For many applications of porous materials the _shape_ of the material, e.g., the pore shape, is relevant for the application. Topology is the branch of mathematics that deals with shapes and one of the most widely used topological techniques to describe shapes is known as persistent homology.

Note

Note that under topology we understand here the embedding topology and not the one of the underlying structure graph (i.e. the connectivity).

Formally speaking, persistent homology tracks the changes of homology groups in a filtration. This becomes quite clear in the following example. In this figure, we perform a filtration and record the result in a persistence diagram. To make the filtration, we simply start increasing the “radius” of the atoms in the structure. Then we track when certain shapes (e.g., rings) appear and disappear.

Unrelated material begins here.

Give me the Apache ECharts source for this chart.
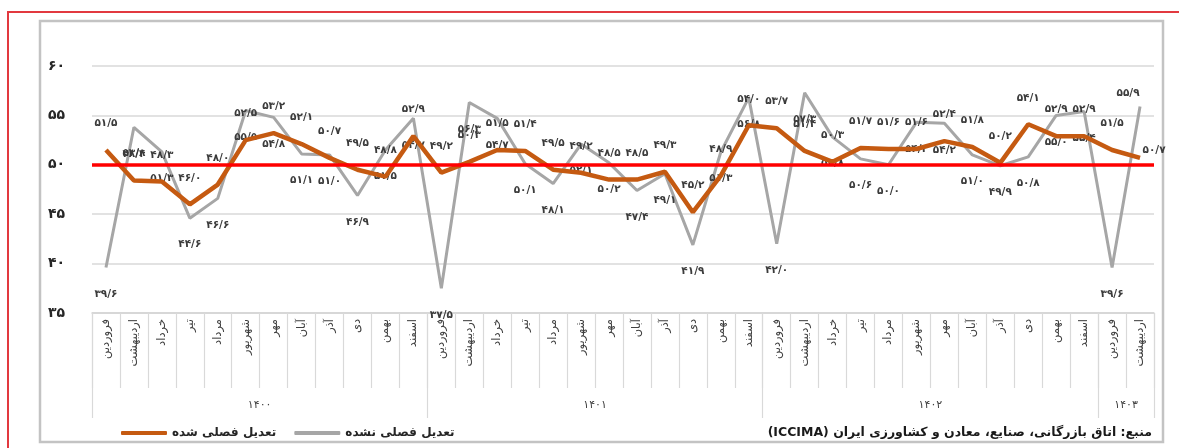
<!DOCTYPE html>
<html>
<head>
<meta charset="utf-8">
<script src="https://cdn.jsdelivr.net/npm/echarts@6/dist/echarts.min.js"></script>
<style>
html,body{margin:0;padding:0;background:#fff;}
#c{width:1179px;height:448px;}
</style>
</head>
<body>
<div id="c"></div>
<script>
// ---- data ----
const monthNames = ['فروردین','اردیبهشت','خرداد','تیر','مرداد','شهریور','مهر','آبان','آذر','دی','بهمن','اسفند'];
const yearLabels = ['۱۴۰۰','۱۴۰۱','۱۴۰۲','۱۴۰۳'];
const monthsPerYear = [12, 12, 12, 2];
const seriesNames = ['تعدیل فصلی شده', 'تعدیل فصلی نشده'];
const seasonallyAdjusted = [51.5, 48.4, 48.3, 46.0, 48.0, 52.5, 53.2, 52.1, 50.7, 49.5, 48.8, 52.9,
                            49.2, 50.3, 51.5, 51.4, 49.5, 49.2, 48.5, 48.5, 49.3, 45.2, 48.9, 54.0,
                            53.7, 51.4, 50.3, 51.7, 51.6, 51.6, 52.4, 51.8, 50.2, 54.1, 52.9, 52.9,
                            51.5, 50.7];
const notAdjusted = [39.6, 53.8, 51.3, 44.6, 46.6, 55.5, 54.8, 51.1, 51.0, 46.9, 51.5, 54.7,
                     37.5, 56.3, 54.7, 50.1, 48.1, 52.1, 50.2, 47.4, 49.1, 41.9, 51.3, 56.8,
                     42.0, 57.3, 52.8, 50.6, 50.0, 54.3, 54.2, 51.0, 49.9, 50.8, 55.0, 55.4,
                     39.6, 55.9];
const yMin = 35, yMax = 60, yStep = 5;
const threshold = 50;
const sourceText = 'منبع: اتاق بازرگانی، صنایع، معادن و کشاورزی ایران (ICCIMA)';

// ---- derived ----
const categories = [];
yearLabels.forEach((y, k) => { for (let m = 0; m < monthsPerYear[k]; m++) categories.push(monthNames[m]); });
const yearBounds = [0];
monthsPerYear.forEach(n => yearBounds.push(yearBounds[yearBounds.length - 1] + n));
const yearCenters = monthsPerYear.map((n, k) => yearBounds[k] + n / 2);
const faDigits = '۰۱۲۳۴۵۶۷۸۹';
const toFa = s => String(s).replace(/\d/g, d => faDigits[d]);
const fmtVal = v => toFa(v.toFixed(1).replace('.', '/'));

const FONT = 'DejaVu Sans';
const labelFont = {fontFamily: FONT, fontSize: 10.5, fontWeight: 'bold', color: '#3b3b3b'};

const lastIdx = categories.length - 1;
const orangeData = seasonallyAdjusted.map((v, i) => i === lastIdx
  ? {value: v, label: {position: 'top', distance: 2, offset: [14, 0]}} : v);
const grayData = notAdjusted.map((v, i) => i === lastIdx
  ? {value: v, label: {position: 'top', distance: 8, offset: [-12, 0]}} : v);

const chart = echarts.init(document.getElementById('c'), null, {renderer: 'canvas'});
chart.setOption({
  animation: false,
  backgroundColor: '#fff',
  textStyle: {fontFamily: FONT},
  graphic: [
    {type: 'rect', shape: {x: 40, y: 21, width: 1123, height: 421}, style: {fill: 'none', stroke: '#c3c3c3', lineWidth: 2.5}, z: -10},
    {type: 'polyline', shape: {points: [[8, 448], [8, 12], [1179, 12]]}, style: {fill: 'none', stroke: '#e2393f', lineWidth: 2}, z: -10}
  ],
  title: {
    text: '\u202B' + sourceText + '\u202C',
    right: 22, top: 421,
    textStyle: {fontFamily: FONT, fontSize: 12.5, fontWeight: 'bold', color: '#1a1a1a'}
  },
  legend: {
    left: 116, top: 422,
    itemWidth: 46, itemHeight: 4, itemGap: 18,
    icon: 'roundRect',
    data: [seriesNames[0], seriesNames[1]],
    textStyle: {fontFamily: FONT, fontSize: 12, fontWeight: 'bold', color: '#262626'}
  },
  grid: {left: 92, right: 25, top: 66, bottom: 135, containLabel: false},
  xAxis: [
    {
      type: 'category', data: categories, position: 'bottom', boundaryGap: true,
      axisLine: {show: true, lineStyle: {color: '#d4d4d4', width: 1.5}},
      axisTick: {show: true, interval: 0, length: 75, lineStyle: {color: '#d9d9d9', width: 1.2}},
      axisLabel: {interval: 0, rotate: 90, margin: 6, fontFamily: FONT, fontSize: 11.5, color: '#404040'}
    },
    {
      type: 'value', min: 0, max: categories.length, position: 'bottom', offset: 0,
      axisLine: {show: false},
      splitLine: {show: false},
      axisTick: {show: true, customValues: yearBounds, length: 105, lineStyle: {color: '#d9d9d9', width: 1.2}},
      axisLabel: {
        customValues: yearCenters, margin: 87, fontFamily: FONT, fontSize: 11, color: '#404040',
        formatter: v => { const k = yearCenters.indexOf(v); return k >= 0 ? yearLabels[k] : ''; }
      }
    }
  ],
  yAxis: {
    type: 'value', min: yMin, max: yMax, interval: yStep,
    axisLine: {show: false}, axisTick: {show: false},
    splitLine: {lineStyle: {color: '#d9d9d9', width: 1.5}},
    axisLabel: {margin: 27, fontFamily: FONT, fontSize: 14, fontWeight: 'bold', color: '#262626', formatter: v => toFa(v)}
  },
  series: [
    {
      name: seriesNames[1], type: 'line', data: grayData, xAxisIndex: 0,
      symbol: 'circle', symbolSize: 0, showSymbol: true,
      lineStyle: {color: '#a6a6a6', width: 3}, itemStyle: {color: '#a6a6a6'},
      label: Object.assign({show: true, position: 'bottom', distance: 21, formatter: p => fmtVal(p.value)}, labelFont),
      z: 2
    },
    {
      name: seriesNames[0], type: 'line', data: orangeData, xAxisIndex: 0,
      symbol: 'circle', symbolSize: 0, showSymbol: true,
      lineStyle: {color: '#c55a11', width: 4.5}, itemStyle: {color: '#c55a11'},
      label: Object.assign({show: true, position: 'top', distance: 21, formatter: p => fmtVal(p.value)}, labelFont),
      markLine: {
        silent: true, symbol: 'none', label: {show: false},
        lineStyle: {color: '#ff0000', width: 3.5, type: 'solid'},
        data: [{yAxis: threshold}], z: 10
      },
      z: 3
    }
  ]
});
</script>
</body>
</html>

The “birth” and “death” of a shape is recorded in the diagram with a bar starting at the birth time and ending at the death time (e.g. in Angstrom).

mofdscribe provides users with two ways of encoding chemistry in descriptors derived from persistent homology analysis:

1. We can compute the descriptors on substructures consisting of only specific elements (e.g., metals, organic). See Encoding Chemistry for more details.

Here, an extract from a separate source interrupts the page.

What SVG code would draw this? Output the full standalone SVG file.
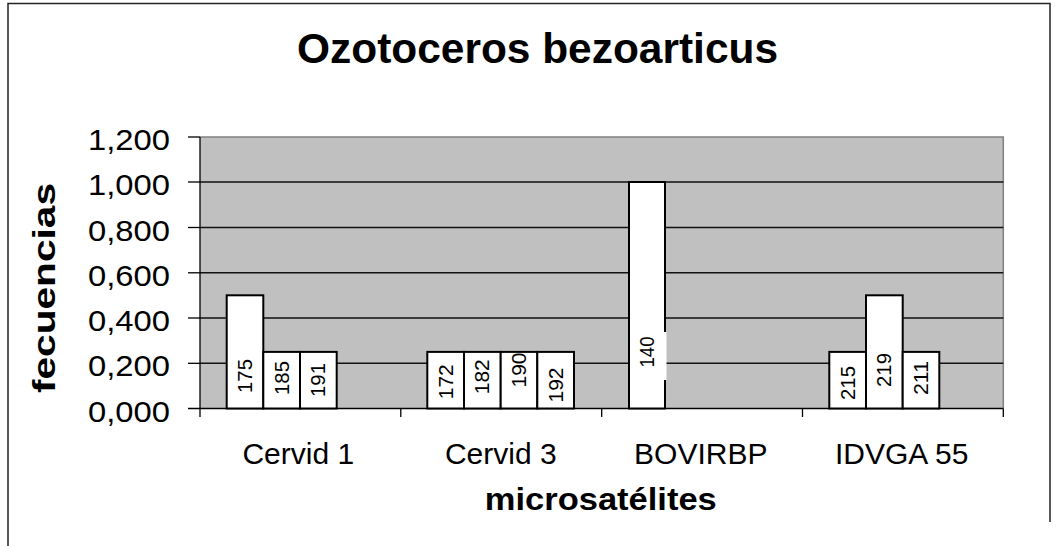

2. We can encode the different element types by using different radii for different elements. You can enable this by setting alpha_weight to atomic_radius_calculated or van_der_waals_radius

## Vectorizing persistence diagrams#

For many machine learning models, fixed length vectors are required. Persistence diagrams, however, are not fixed length. In mofdscribe we provide two methods to vectorize persistence diagrams.

### Persistence images#

A method that has been used before for porous materials are persistence diagrams that have been introduced by Adams et al. in [Adams2017]. The idea here is to (in simplified terms)

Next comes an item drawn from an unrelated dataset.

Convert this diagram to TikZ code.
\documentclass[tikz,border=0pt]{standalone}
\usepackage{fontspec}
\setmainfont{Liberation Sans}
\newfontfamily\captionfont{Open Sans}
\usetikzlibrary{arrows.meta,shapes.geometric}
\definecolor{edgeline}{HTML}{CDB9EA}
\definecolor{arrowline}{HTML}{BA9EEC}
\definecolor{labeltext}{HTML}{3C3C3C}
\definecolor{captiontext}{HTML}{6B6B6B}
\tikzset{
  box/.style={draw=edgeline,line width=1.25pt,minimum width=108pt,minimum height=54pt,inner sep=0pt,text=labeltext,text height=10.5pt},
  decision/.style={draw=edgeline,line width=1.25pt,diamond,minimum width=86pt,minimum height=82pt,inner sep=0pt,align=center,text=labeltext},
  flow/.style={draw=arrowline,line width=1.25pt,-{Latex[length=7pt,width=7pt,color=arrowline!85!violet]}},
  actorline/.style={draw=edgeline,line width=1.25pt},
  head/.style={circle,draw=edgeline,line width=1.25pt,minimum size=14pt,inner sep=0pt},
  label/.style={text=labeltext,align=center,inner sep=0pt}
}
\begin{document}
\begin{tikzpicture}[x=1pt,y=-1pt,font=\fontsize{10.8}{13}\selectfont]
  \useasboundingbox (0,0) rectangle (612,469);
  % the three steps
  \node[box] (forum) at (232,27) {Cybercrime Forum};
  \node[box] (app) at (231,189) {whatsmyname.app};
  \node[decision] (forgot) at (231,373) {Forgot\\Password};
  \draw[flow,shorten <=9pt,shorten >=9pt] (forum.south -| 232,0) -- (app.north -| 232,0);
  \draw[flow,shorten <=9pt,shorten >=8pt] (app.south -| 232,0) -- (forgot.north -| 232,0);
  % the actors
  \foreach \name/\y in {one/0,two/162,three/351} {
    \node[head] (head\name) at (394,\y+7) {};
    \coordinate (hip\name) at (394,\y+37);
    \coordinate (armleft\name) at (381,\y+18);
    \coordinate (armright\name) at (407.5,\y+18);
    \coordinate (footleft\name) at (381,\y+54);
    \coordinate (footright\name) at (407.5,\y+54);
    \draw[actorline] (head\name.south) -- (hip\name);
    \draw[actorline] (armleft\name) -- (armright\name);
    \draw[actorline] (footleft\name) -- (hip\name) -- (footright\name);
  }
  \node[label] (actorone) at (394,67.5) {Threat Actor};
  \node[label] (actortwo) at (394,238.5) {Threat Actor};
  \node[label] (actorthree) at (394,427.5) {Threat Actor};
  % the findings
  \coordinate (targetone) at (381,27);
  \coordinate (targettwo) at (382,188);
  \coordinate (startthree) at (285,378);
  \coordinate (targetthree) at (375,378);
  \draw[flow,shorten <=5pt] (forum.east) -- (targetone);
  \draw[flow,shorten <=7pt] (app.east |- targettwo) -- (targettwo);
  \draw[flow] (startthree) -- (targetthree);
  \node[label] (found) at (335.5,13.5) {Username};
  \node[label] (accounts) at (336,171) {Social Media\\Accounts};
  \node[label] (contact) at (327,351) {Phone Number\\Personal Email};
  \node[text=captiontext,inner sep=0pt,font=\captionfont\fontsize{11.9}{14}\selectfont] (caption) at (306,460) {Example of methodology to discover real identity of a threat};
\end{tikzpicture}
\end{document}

1. Rotate the persistence diagram such that the diagonal is horizontal (to minimize the empty space).

2. Smear the persistence diagram with a Gaussian kernel.

 Featurizers: PHImage considers_geometry: True considers_structure_graph: False encodes_chemistry: optionally scalar: False scope: global Persistence images have been proposed in [Adams2017]. They have been used in [Krishnapriyan2021], [Krishnapriyan2020] on which implementation we rely internally.

### Gaussian mixture components#

Unexplored for porous materials is to use Gaussian mixture models to vectorize persistence diagrams. The idea is to train a Gaussian mixture model on a training set of persistence diagrams and then use the model to vectorize a test set of persistence diagrams (using the weighted maximum likelihood estimate of the mixture weights as vector components). [Perea] [Tymochko]

 Featurizers: PHVect considers_geometry: True considers_structure_graph: False encodes_chemistry: optionally scalar: False scope: global We use the implementation in the pervect package, which builds on [Perea] [Tymochko].

### Statistics of persistence diagrams#

In addition to the vectorization approaches describes above we also allow for the computation of statistics of persistence diagrams (e.g. mean birth time, max persistence, …).

 Featurizers: PHStats considers_geometry: True considers_structure_graph: False encodes_chemistry: optionally scalar: False scope: global We use, in the background, code described in [Krishnapriyan2021], [Krishnapriyan2020] (which itself relies on the Dionysus library).

Clearly, one can also compute histograms of characteristic properties (e.g. birth times, persistences, …).

 Featurizers: PHHist considers_geometry: True considers_structure_graph: False encodes_chemistry: optionally scalar: False scope: global We use, in the background, code described in [Krishnapriyan2021], [Krishnapriyan2020] (which itself relies on the Dionysus library).